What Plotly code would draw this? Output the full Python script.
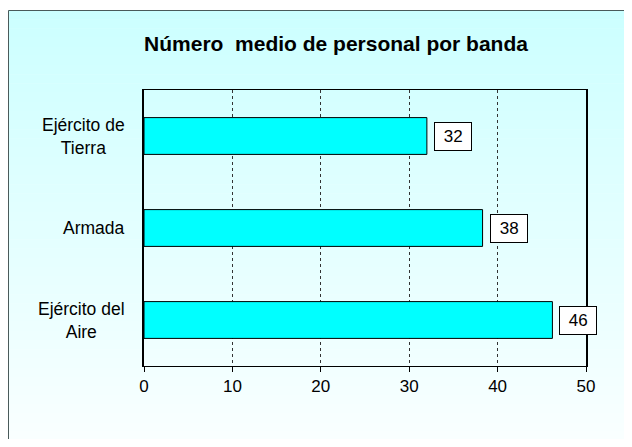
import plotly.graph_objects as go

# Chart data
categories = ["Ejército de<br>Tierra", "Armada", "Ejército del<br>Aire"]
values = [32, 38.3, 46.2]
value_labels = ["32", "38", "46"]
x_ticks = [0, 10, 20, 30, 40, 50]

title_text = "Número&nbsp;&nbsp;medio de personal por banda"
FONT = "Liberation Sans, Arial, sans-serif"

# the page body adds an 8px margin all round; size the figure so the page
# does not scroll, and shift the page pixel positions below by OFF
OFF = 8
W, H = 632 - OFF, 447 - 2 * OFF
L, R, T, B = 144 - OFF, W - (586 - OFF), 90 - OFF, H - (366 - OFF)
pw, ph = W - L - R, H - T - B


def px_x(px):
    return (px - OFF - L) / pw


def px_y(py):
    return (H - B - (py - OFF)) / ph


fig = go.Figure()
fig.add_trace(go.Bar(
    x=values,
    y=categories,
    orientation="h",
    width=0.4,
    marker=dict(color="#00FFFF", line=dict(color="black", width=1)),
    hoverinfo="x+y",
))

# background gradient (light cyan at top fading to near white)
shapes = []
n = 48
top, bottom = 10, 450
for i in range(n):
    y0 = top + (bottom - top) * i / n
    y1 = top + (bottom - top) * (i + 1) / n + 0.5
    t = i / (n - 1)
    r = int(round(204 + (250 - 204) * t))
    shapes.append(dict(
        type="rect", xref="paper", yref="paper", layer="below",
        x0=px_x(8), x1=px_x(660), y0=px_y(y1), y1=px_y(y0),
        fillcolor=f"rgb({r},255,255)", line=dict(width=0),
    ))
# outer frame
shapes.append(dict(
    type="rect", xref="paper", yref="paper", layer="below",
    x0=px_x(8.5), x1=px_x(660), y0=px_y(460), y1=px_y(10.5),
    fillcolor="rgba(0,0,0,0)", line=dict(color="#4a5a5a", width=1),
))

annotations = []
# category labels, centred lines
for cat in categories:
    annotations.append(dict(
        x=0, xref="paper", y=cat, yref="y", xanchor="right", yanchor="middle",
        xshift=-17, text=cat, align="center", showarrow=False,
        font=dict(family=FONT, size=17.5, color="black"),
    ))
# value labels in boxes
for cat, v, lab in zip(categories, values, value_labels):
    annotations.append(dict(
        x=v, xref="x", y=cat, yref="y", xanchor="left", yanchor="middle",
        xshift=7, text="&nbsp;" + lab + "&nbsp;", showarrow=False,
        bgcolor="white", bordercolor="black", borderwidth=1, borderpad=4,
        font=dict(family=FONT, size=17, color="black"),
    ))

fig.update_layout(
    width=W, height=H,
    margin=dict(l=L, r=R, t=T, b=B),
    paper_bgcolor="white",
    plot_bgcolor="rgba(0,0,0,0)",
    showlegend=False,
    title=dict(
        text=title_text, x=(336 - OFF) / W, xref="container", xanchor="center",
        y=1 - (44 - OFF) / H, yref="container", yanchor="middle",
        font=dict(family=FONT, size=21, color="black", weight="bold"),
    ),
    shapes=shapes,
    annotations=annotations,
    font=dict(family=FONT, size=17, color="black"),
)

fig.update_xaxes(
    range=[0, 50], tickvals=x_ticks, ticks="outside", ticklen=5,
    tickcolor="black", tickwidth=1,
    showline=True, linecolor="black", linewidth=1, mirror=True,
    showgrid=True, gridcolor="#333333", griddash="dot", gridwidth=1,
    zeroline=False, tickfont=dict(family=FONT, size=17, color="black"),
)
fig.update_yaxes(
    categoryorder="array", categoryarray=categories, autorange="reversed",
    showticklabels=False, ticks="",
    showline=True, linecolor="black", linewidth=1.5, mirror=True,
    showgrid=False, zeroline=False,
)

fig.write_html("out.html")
---+---
:: TASK PROMPT ::
The listing above must be printed again exactly, minus its pictures.

:: EXERCISE OUTPUT ::
What Plotly code would draw this? Output the full Python script.
import plotly.graph_objects as go

# Chart data
categories = ["Ejército de<br>Tierra", "Armada", "Ejército del<br>Aire"]
values = [32, 38.3, 46.2]
value_labels = ["32", "38", "46"]
x_ticks = [0, 10, 20, 30, 40, 50]

title_text = "Número&nbsp;&nbsp;medio de personal por banda"
FONT = "Liberation Sans, Arial, sans-serif"

# the page body adds an 8px margin all round; size the figure so the page
# does not scroll, and shift the page pixel positions below by OFF
OFF = 8
W, H = 632 - OFF, 447 - 2 * OFF
L, R, T, B = 144 - OFF, W - (586 - OFF), 90 - OFF, H - (366 - OFF)
pw, ph = W - L - R, H - T - B


def px_x(px):
    return (px - OFF - L) / pw


def px_y(py):
    return (H - B - (py - OFF)) / ph


fig = go.Figure()
fig.add_trace(go.Bar(
    x=values,
    y=categories,
    orientation="h",
    width=0.4,
    marker=dict(color="#00FFFF", line=dict(color="black", width=1)),
    hoverinfo="x+y",
))

# background gradient (light cyan at top fading to near white)
shapes = []
n = 48
top, bottom = 10, 450
for i in range(n):
    y0 = top + (bottom - top) * i / n
    y1 = top + (bottom - top) * (i + 1) / n + 0.5
    t = i / (n - 1)
    r = int(round(204 + (250 - 204) * t))
    shapes.append(dict(
        type="rect", xref="paper", yref="paper", layer="below",
        x0=px_x(8), x1=px_x(660), y0=px_y(y1), y1=px_y(y0),
        fillcolor=f"rgb({r},255,255)", line=dict(width=0),
    ))
# outer frame
shapes.append(dict(
    type="rect", xref="paper", yref="paper", layer="below",
    x0=px_x(8.5), x1=px_x(660), y0=px_y(460), y1=px_y(10.5),
    fillcolor="rgba(0,0,0,0)", line=dict(color="#4a5a5a", width=1),
))

annotations = []
# category labels, centred lines
for cat in categories:
    annotations.append(dict(
        x=0, xref="paper", y=cat, yref="y", xanchor="right", yanchor="middle",
        xshift=-17, text=cat, align="center", showarrow=False,
        font=dict(family=FONT, size=17.5, color="black"),
    ))
# value labels in boxes
for cat, v, lab in zip(categories, values, value_labels):
    annotations.append(dict(
        x=v, xref="x", y=cat, yref="y", xanchor="left", yanchor="middle",
        xshift=7, text="&nbsp;" + lab + "&nbsp;", showarrow=False,
        bgcolor="white", bordercolor="black", borderwidth=1, borderpad=4,
        font=dict(family=FONT, size=17, color="black"),
    ))

fig.update_layout(
    width=W, height=H,
    margin=dict(l=L, r=R, t=T, b=B),
    paper_bgcolor="white",
    plot_bgcolor="rgba(0,0,0,0)",
    showlegend=False,
    title=dict(
        text=title_text, x=(336 - OFF) / W, xref="container", xanchor="center",
        y=1 - (44 - OFF) / H, yref="container", yanchor="middle",
        font=dict(family=FONT, size=21, color="black", weight="bold"),
    ),
    shapes=shapes,
    annotations=annotations,
    font=dict(family=FONT, size=17, color="black"),
)

fig.update_xaxes(
    range=[0, 50], tickvals=x_ticks, ticks="outside", ticklen=5,
    tickcolor="black", tickwidth=1,
    showline=True, linecolor="black", linewidth=1, mirror=True,
    showgrid=True, gridcolor="#333333", griddash="dot", gridwidth=1,
    zeroline=False, tickfont=dict(family=FONT, size=17, color="black"),
)
fig.update_yaxes(
    categoryorder="array", categoryarray=categories, autorange="reversed",
    showticklabels=False, ticks="",
    showline=True, linecolor="black", linewidth=1.5, mirror=True,
    showgrid=False, zeroline=False,
)

fig.write_html("out.html")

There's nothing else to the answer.